** AIM **
Every line that includes the word "chart" is to be listed.

** EXCERPTED RECORDS **
'''

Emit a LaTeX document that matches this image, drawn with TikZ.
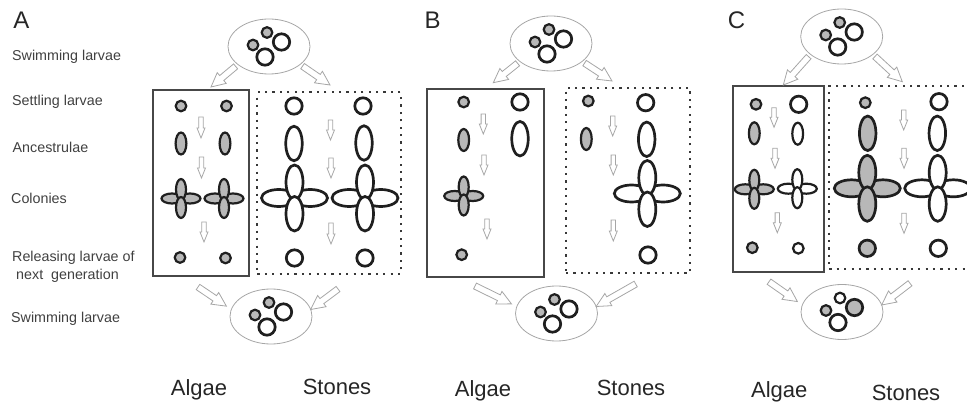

'''
'''

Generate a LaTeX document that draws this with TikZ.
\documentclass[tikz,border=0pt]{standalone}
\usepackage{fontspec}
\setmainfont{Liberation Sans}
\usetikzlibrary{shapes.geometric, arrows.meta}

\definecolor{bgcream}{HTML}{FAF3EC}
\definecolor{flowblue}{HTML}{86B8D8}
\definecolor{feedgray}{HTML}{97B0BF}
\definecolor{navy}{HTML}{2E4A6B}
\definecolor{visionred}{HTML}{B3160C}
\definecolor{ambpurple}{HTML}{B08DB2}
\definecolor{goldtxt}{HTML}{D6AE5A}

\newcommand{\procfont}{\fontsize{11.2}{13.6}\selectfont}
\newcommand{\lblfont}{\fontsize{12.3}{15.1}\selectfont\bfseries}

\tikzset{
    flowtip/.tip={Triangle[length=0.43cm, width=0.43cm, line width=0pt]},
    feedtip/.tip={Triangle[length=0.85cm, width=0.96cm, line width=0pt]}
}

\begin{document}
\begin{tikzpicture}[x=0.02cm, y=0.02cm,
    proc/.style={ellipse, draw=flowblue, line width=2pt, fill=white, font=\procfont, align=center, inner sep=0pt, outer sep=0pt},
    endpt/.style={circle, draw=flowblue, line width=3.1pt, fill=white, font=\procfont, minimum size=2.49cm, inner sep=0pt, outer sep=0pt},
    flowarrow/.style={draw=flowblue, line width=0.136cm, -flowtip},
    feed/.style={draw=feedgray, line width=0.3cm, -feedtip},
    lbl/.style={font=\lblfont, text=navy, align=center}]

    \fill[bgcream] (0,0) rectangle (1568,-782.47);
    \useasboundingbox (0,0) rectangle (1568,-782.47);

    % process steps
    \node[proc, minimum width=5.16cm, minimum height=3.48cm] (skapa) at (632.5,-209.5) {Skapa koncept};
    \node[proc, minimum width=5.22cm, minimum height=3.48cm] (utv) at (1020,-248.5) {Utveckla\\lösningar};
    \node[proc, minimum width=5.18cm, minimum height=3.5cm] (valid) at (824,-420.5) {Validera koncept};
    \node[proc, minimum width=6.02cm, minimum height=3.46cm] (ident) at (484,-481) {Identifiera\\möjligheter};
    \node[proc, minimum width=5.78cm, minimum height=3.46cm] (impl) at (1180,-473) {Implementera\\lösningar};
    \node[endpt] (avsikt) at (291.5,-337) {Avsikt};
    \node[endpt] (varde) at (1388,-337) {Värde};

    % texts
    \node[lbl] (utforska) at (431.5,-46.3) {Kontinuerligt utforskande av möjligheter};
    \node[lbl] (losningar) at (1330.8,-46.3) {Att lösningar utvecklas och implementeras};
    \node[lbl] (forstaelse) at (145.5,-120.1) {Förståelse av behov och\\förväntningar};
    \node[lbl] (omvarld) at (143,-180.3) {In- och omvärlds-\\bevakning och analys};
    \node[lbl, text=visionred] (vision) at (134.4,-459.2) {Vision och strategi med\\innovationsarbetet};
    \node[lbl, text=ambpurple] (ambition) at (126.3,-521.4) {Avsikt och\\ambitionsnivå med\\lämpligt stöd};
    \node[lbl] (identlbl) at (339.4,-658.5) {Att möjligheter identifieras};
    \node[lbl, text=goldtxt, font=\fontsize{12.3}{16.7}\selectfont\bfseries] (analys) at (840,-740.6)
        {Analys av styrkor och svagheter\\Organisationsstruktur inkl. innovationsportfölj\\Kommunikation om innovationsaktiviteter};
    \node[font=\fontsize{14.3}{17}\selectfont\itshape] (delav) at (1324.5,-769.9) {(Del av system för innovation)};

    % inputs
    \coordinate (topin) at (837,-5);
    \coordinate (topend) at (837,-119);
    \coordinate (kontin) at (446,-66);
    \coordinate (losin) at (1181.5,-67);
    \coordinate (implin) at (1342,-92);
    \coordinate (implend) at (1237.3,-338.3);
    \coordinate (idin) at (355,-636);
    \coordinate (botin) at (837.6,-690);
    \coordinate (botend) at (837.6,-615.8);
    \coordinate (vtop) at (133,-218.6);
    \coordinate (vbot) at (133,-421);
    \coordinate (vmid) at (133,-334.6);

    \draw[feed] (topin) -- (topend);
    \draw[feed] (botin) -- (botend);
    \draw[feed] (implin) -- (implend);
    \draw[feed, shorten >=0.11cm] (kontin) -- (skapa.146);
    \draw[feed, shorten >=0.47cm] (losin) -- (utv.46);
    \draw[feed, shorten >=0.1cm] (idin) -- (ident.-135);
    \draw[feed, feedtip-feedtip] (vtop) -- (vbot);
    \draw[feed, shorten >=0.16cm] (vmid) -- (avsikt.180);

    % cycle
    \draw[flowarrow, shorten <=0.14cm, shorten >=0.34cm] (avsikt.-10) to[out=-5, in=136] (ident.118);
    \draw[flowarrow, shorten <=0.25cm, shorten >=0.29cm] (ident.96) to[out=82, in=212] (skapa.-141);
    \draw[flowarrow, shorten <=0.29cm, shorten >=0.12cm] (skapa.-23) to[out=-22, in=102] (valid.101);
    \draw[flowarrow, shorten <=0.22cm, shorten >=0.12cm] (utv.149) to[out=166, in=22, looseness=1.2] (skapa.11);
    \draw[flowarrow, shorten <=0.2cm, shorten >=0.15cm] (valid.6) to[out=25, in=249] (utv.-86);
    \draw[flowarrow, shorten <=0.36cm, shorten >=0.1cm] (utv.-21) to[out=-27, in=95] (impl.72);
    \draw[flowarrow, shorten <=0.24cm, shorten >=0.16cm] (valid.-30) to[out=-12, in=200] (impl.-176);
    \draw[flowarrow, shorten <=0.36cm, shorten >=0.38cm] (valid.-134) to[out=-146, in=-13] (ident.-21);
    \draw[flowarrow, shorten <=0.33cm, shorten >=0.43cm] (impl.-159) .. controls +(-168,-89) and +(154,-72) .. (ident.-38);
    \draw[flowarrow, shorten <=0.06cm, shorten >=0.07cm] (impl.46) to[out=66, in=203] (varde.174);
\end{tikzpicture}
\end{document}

'''
'''

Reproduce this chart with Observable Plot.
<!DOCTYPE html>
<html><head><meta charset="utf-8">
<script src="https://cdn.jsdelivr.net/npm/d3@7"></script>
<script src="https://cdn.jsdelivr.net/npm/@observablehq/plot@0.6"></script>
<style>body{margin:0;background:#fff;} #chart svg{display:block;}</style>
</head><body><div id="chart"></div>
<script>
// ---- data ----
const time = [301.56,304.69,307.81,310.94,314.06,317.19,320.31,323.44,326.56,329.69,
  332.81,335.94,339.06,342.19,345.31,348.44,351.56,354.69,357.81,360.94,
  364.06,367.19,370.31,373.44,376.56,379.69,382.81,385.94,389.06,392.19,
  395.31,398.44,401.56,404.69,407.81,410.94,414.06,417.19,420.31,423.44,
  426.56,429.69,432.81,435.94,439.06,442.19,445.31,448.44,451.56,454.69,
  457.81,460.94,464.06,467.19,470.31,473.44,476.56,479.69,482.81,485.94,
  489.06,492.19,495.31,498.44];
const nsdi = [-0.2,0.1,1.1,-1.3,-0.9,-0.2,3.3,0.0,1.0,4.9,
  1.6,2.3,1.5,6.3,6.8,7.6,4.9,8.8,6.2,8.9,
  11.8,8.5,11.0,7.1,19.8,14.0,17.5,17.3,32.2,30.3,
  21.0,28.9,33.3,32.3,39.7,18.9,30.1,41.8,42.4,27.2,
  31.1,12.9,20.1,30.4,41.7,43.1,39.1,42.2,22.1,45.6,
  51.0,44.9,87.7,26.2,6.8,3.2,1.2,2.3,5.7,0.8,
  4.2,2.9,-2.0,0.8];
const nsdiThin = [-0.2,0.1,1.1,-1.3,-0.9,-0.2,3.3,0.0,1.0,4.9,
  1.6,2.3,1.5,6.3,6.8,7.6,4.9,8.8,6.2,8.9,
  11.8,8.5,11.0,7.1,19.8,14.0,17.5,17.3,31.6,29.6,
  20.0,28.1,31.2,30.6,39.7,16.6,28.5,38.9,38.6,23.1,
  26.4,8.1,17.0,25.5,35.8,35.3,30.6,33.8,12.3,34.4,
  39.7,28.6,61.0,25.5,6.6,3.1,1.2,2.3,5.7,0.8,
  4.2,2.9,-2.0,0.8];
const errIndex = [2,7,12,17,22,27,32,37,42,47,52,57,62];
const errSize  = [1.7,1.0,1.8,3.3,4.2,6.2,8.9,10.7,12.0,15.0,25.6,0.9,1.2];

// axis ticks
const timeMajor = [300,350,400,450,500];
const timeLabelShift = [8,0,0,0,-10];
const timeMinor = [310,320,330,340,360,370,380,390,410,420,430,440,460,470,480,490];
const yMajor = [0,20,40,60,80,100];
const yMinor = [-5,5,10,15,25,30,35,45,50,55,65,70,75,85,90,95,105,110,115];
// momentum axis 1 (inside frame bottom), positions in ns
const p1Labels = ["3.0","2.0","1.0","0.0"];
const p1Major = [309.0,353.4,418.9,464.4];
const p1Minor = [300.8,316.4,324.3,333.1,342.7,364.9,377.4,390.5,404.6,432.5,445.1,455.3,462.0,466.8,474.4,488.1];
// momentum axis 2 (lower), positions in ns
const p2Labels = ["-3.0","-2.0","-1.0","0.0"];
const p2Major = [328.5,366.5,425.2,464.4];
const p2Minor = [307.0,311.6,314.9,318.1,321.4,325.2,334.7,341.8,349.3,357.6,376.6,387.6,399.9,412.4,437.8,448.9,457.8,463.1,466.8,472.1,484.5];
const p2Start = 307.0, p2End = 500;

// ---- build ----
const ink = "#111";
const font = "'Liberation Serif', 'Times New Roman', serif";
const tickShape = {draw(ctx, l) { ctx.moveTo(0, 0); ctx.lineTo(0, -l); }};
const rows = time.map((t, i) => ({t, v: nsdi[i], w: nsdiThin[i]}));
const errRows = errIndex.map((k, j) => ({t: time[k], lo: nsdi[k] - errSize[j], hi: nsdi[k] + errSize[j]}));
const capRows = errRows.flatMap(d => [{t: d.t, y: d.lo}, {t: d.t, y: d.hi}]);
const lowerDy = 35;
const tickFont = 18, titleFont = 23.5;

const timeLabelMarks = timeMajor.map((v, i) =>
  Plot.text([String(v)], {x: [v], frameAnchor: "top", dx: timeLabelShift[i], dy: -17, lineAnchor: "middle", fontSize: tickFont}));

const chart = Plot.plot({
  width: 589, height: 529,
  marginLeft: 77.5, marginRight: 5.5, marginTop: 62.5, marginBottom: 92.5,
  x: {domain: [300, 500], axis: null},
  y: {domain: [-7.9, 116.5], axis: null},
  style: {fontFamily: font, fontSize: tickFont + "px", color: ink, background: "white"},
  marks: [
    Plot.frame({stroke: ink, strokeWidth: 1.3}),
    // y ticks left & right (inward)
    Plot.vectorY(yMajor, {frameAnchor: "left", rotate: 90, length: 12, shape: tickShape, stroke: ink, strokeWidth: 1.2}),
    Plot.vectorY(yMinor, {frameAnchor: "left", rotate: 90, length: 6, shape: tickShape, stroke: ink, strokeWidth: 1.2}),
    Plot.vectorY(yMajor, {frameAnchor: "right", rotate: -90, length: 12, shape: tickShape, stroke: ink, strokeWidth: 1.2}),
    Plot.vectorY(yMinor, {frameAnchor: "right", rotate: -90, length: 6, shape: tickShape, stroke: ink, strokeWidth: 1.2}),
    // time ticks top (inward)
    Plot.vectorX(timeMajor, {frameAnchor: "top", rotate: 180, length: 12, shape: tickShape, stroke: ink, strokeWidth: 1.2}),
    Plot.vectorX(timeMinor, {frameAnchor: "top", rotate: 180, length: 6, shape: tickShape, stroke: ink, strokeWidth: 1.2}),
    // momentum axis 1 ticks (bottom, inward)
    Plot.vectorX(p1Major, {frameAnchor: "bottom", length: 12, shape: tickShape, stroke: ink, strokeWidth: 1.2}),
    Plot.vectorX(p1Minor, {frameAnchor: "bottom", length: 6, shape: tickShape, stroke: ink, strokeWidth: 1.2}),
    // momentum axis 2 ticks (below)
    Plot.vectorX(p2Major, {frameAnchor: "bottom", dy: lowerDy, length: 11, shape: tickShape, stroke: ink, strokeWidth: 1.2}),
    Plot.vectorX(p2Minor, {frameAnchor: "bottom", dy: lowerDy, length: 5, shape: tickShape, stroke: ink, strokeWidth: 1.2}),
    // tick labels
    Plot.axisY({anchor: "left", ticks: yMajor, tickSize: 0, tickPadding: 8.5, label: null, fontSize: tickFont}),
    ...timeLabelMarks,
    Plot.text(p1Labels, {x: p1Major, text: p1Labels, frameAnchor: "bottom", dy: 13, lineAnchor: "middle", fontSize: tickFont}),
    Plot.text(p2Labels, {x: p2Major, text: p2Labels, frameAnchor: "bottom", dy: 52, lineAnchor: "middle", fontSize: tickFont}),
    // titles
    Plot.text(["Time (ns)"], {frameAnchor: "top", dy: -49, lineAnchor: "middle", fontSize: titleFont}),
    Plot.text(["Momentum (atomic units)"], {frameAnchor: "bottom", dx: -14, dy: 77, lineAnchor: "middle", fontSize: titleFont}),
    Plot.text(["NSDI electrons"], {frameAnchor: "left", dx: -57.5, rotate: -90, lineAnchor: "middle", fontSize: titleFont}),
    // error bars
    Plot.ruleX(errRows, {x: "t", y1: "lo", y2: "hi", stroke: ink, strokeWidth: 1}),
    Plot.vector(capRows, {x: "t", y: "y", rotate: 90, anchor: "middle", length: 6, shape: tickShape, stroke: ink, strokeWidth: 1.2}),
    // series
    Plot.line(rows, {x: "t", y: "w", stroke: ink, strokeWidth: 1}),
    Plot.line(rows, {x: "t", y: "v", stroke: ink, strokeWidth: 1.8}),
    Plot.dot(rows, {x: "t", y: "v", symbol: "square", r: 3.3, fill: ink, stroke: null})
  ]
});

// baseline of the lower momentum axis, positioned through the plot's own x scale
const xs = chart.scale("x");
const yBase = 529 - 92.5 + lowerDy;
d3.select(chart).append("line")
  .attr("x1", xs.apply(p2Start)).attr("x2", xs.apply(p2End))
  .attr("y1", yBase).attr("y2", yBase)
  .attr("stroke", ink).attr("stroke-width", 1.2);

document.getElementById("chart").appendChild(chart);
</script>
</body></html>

'''

** WORKED ANSWER **
Reproduce this chart with Observable Plot.
<style>body{margin:0;background:#fff;} #chart svg{display:block;}</style>
</head><body><div id="chart"></div>
const chart = Plot.plot({
const xs = chart.scale("x");
d3.select(chart).append("line")
document.getElementById("chart").appendChild(chart);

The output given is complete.